THE HISTORY OF OUR NAVY
CHAPTER I
ORIGIN OF THE AMERICAN NAVY
THE CURIOUS CHAIN OF EVENTS THAT LED TO THE CREATION OF A NATIONAL SEA POWER—THE GASPÉ CAPTURED BY MEN ARMED WITH PAVING-STONES—TEA DESTROYED IN BOSTON—THE BATTLE OF LEXINGTON AND THE ATTACK OF THE MACHIAS HAYMAKERS ON THE MARGARETTA—BRITISH VENGEANCE ON DEFENCELESS PORTLAND AND ITS EFFECT ON THE CONTINENTAL CONGRESS—THE “COLONIAL NAVY” DISTINGUISHED FROM THE TEMPORARY CRUISERS—THE FIRST OFFICERS AND THE FIRST SHIPS OF THE AMERICAN NAVY—JOHN PAUL JONES AND THE FIRST NAVAL ENSIGN—THE SIGNIFICANT “DON’T TREAD ON ME”—PUTTING THE FIRST AMERICAN NAVAL SHIPS IN COMMISSION.
Of all the dates in American history not yet so commemorated, there is none so well worthy of recognition as a national holiday as the 22d of December; for it was on December 22, 1775, that the American navy came into existence. And there is no part of the story of the American nation of more thrilling interest than that including the events which compelled the establishment of this branch of the public service, nor is there any part of the nation’s story as a whole that so stirs the patriotic pride of the American people as that which tells of the deeds of the heroes whose names have been inscribed upon the American naval registers.
It is a grateful task to recount once more how it was that an American navy was demanded for the preservation of American liberties, and what has been accomplished by that navy since the day when Commodore Esek Hopkins received his commission, and then stood by on the deck of his flagship while John Paul Jones flung to the breeze the broad folds of the flag that bore as a symbol the picture of a rattlesnake coiled to strike, with the significant and appropriate motto,
“DON’T TREAD ON ME.”
Commodore Esek Hopkins.
From a French engraving of the portrait by Wilkinson.
The salt-water Lexington, that is to say, the first fight afloat of the Revolutionary war, occurred on the night of June 17, 1772, in the waters of Rhode Island, and the fact that it was in Rhode Island will be recalled later on. The war of Great Britain against France for dominion in America, “though crowned with success, had engendered a progeny of discontents in her colonies.” “Her policy toward them from the beginning had been purely commercial.” And that is to say that the English, even in their dealings with their own colonies, were animated solely by greed.
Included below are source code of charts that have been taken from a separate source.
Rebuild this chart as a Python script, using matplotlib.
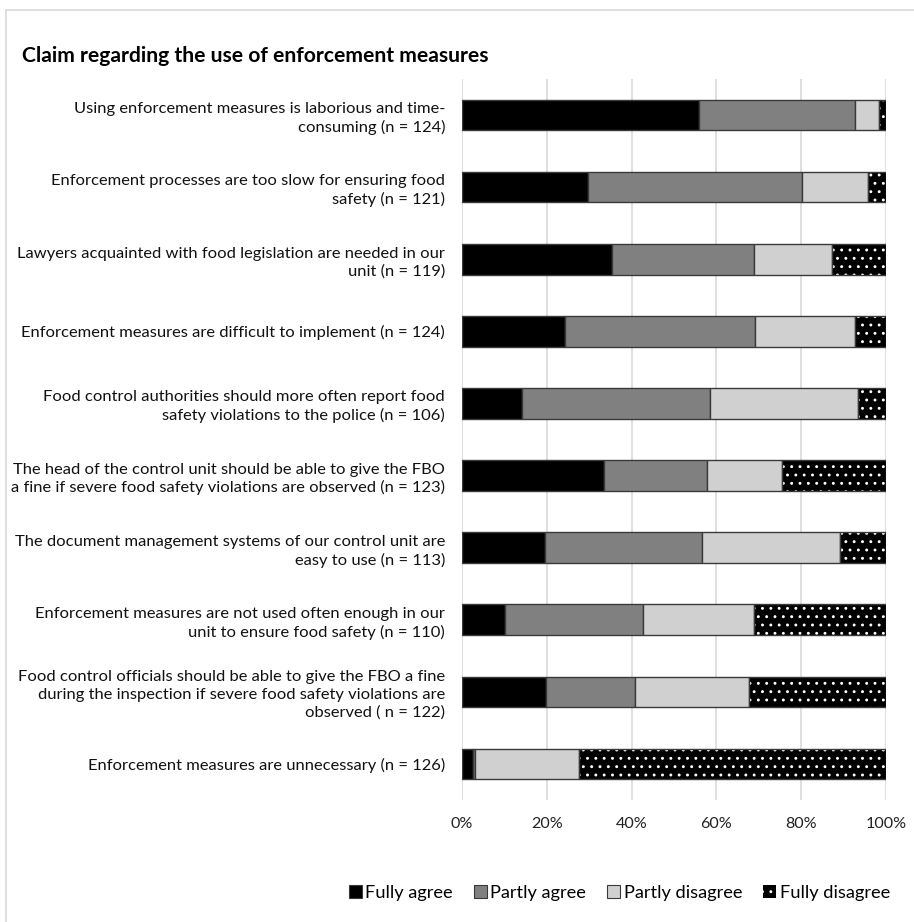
import matplotlib
matplotlib.use("Agg")
import matplotlib.pyplot as plt
from matplotlib.lines import Line2D
from matplotlib.patches import Patch

plt.rcParams['font.family'] = ['Lato', 'DejaVu Sans']
plt.rcParams['hatch.linewidth'] = 0.9

title = "Claim regarding the use of enforcement measures"

claims = [
    "Using enforcement measures is laborious and time-\nconsuming (n = 124)",
    "Enforcement processes are too slow for ensuring food\nsafety (n = 121)",
    "Lawyers acquainted with food legislation are needed in our\nunit (n = 119)",
    "Enforcement measures are difficult to implement (n = 124)",
    "Food control authorities should more often report food\nsafety violations to the police (n = 106)",
    "The head of the control unit should be able to give the FBO\na fine if severe food safety violations are observed (n = 123)",
    "The document management systems of our control unit are\neasy to use (n = 113)",
    "Enforcement measures are not used often enough in our\nunit to ensure food safety (n = 110)",
    "Food control officials should be able to give the FBO a fine\nduring the inspection if severe food safety violations are\nobserved ( n = 122)",
    "Enforcement measures are unnecessary (n = 126)",
]

# Shares of respondents (%)
fully_agree     = [55.9, 29.8, 35.4, 24.2, 14.2, 33.4, 19.5, 10.1, 19.7, 2.5]
partly_agree    = [36.8, 50.3, 33.4, 45.0, 44.3, 24.3, 37.1, 32.5, 21.2, 0.6]
partly_disagree = [5.6, 15.7, 18.5, 23.5, 34.8, 17.8, 32.6, 26.3, 26.9, 24.4]
fully_disagree  = [1.7, 4.2, 12.7, 7.3, 6.7, 24.5, 10.8, 31.1, 32.2, 72.5]

series_names = ["Fully agree", "Partly agree", "Partly disagree", "Fully disagree"]
x_ticks = [0, 20, 40, 60, 80, 100]
x_ticklabels = ["0%", "20%", "40%", "60%", "80%", "100%"]

W, H = 914, 922
DPI = 100
fig = plt.figure(figsize=(W / DPI, H / DPI), dpi=DPI)
renderer = fig.canvas.get_renderer()


def size_for_width(text, width_px, weight="normal"):
    """Font size (pt) at which `text` spans `width_px` pixels."""
    probe = fig.text(0, 0, text, fontsize=10, fontweight=weight)
    w = probe.get_window_extent(renderer).width
    probe.remove()
    return 10 * width_px / w


fs_label = size_for_width("Using enforcement measures is laborious and time-", 370)
fs_tick = size_for_width("100%", 41)
fs_leg = size_for_width("Fully disagree", 110)
fs_title = size_for_width(title, 468, weight="bold")

# light outer frame
fig.add_artist(Line2D([6 / W, 6 / W], [0, 1 - 10 / H], color="#d9d9d9", lw=1.2))
fig.add_artist(Line2D([6 / W, 1], [1 - 10 / H, 1 - 10 / H], color="#d9d9d9", lw=1.2))

ax = fig.add_axes([462 / W, 1 - 800 / H, 424 / W, 721 / H])

y = list(range(len(claims)))
edge = "#3a3a3a"
bh = 0.425

left = [0.0] * len(claims)
ax.barh(y, fully_agree, left=left, height=bh, color="black", edgecolor=edge, linewidth=1.0, zorder=3)
left = [a + b for a, b in zip(left, fully_agree)]
ax.barh(y, partly_agree, left=left, height=bh, color="#808080", edgecolor=edge, linewidth=1.0, zorder=3)
left = [a + b for a, b in zip(left, partly_agree)]
ax.barh(y, partly_disagree, left=left, height=bh, color="#d0d0d0", edgecolor=edge, linewidth=1.0, zorder=3)
left = [a + b for a, b in zip(left, partly_disagree)]
# dotted segment: black fill with white dots, then a dark outline on top
ax.barh(y, fully_disagree, left=left, height=bh, color="black", edgecolor="white",
        hatch="..", linewidth=0, zorder=3)
ax.barh(y, fully_disagree, left=left, height=bh, fill=False, edgecolor=edge, linewidth=1.0, zorder=4)

ax.set_xlim(0, 100)
ax.set_ylim(len(claims) - 0.5, -0.5)
ax.set_xticks(x_ticks)
ax.set_xticklabels(x_ticklabels, fontsize=fs_tick, color="#222222")
ax.set_yticks(y)
line_pitch = 20.5  # px between label lines
ls = line_pitch / (fs_label * DPI / 72 * 0.945)
ax.set_yticklabels(claims, fontsize=fs_label, color="#111111", linespacing=ls)
ax.tick_params(axis="both", length=0)
ax.tick_params(axis="x", pad=12)
ax.tick_params(axis="y", pad=12.2)
for lbl in ax.get_yticklabels():
    lbl.set_horizontalalignment("right")
for s in ax.spines.values():
    s.set_visible(False)
ax.grid(axis="x", color="#d9d9d9", lw=1.2, zorder=0)

fig.text(22 / W, 1 - 56 / H, title, fontsize=fs_title, fontweight="bold", va="center", ha="left")

fs_px = fs_leg * DPI / 72
handles = [
    Patch(facecolor="black", edgecolor=edge, lw=0.8),
    Patch(facecolor="#808080", edgecolor=edge, lw=0.8),
    Patch(facecolor="#d0d0d0", edgecolor=edge, lw=0.8),
    Patch(facecolor="black", edgecolor="white", hatch="..", lw=0),
]
fig.legend(handles, series_names, loc="center right", bbox_to_anchor=(890 / W, 1 - 893 / H),
           ncol=4, frameon=False, fontsize=fs_leg, borderpad=0, borderaxespad=0,
           handlelength=13 / fs_px, handleheight=13 / fs_px,
           handletextpad=3.5 / fs_px, columnspacing=21 / fs_px)

fig.savefig("out.png", dpi=DPI)
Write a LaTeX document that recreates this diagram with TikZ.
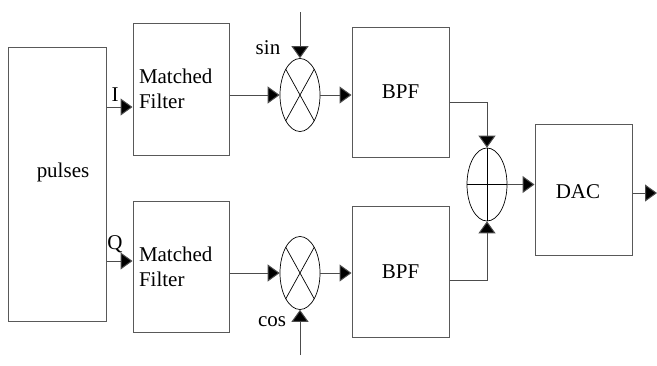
\documentclass[tikz,border=0pt]{standalone}
\usepackage{fontspec}
\setmainfont{Liberation Serif}
\usetikzlibrary{positioning,shapes,arrows.meta}

\begin{document}
\begin{tikzpicture}[x=1pt,y=-1pt,
    font=\fontsize{21}{25}\selectfont,
    block/.style={draw=black!65,line width=1pt,inner sep=0pt},
    mixer/.style={ellipse,draw,line width=0.7pt,minimum width=40pt,minimum height=73pt,inner sep=0pt},
    arr/.style={draw=black!70,line width=1pt,-{Triangle[length=12pt,width=17pt,fill=black]}}]
    \useasboundingbox (0,0) rectangle (657,365);

    % Blocks
    \node[block,minimum width=98pt,minimum height=274pt] (pulses) at (57,184) {};
    \node at (63,172) {pulses};
    \node[block,minimum width=96pt,minimum height=132pt,text width=84pt,align=left] (mf1) at (181,89) {Matched\\Filter};
    \node[block,minimum width=96pt,minimum height=131pt,text width=84pt,align=left] (mf2) at (181,266.5) {Matched\\Filter};
    \node[block,minimum width=97pt,minimum height=130pt] (bpf1) at (400.5,92) {BPF};
    \node[block,minimum width=97pt,minimum height=131pt] (bpf2) at (400.5,271.5) {BPF};
    \node[block,minimum width=97pt,minimum height=131pt] (dac) at (583.5,189.5) {};
    \node at (578,192) {DAC};

    % Mixers and adder
    \node[mixer] (mix1) at (300,95) {};
    \draw[line width=0.7pt] (mix1.north west) -- (mix1.south east) (mix1.north east) -- (mix1.south west);
    \node[mixer] (mix2) at (300,273) {};
    \draw[line width=0.7pt] (mix2.north west) -- (mix2.south east) (mix2.north east) -- (mix2.south west);
    \node[mixer] (add) at (487,184.5) {};
    \draw[line width=0.7pt] (add.north) -- (add.south) (add.west) -- (add.east);

    % Carriers
    \coordinate (sinin) at (300,12);
    \coordinate (cosin) at (300,355);
    \coordinate (out) at (657,193);
    \draw[arr] (sinin) -- (mix1.north);
    \draw[arr] (cosin) -- (mix2.south);
    \node at (268,48) {sin};
    \node at (272,322) {cos};

    % Signal path
    \draw[arr] (pulses.east |- 0,107) -- (mf1.west |- 0,107);
    \draw[arr] (pulses.east |- 0,261) -- (mf2.west |- 0,261);
    \node at (115,95) {I};
    \node at (115,244) {Q};
    \draw[arr] (mf1.east |- mix1.west) -- (mix1.west);
    \draw[arr] (mf2.east |- mix2.west) -- (mix2.west);
    \draw[arr] (mix1.east) -- (mix1.east -| bpf1.west);
    \draw[arr] (mix2.east) -- (mix2.east -| bpf2.west);
    \draw[arr] (bpf1.east |- 0,102) -| (add.north);
    \draw[arr] (bpf2.east |- 0,280) -| (add.south);
    \draw[arr] (add.east) -- (add.east -| dac.west);
    \draw[arr] (dac.east |- out) -- (out);
\end{tikzpicture}
\end{document}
The stamp act; the levying of taxes on intercolonial commerce; the imposition of duties on glass, pasteboard, painters’ colors, and tea, “to be collected on the arrival of the articles in the colonies”; worse yet, the “empowering of naval officers to enforce the acts of trade and navigation,” grew out of “the spirit of trade which always aims to get the best of the bargain,” regardless of right.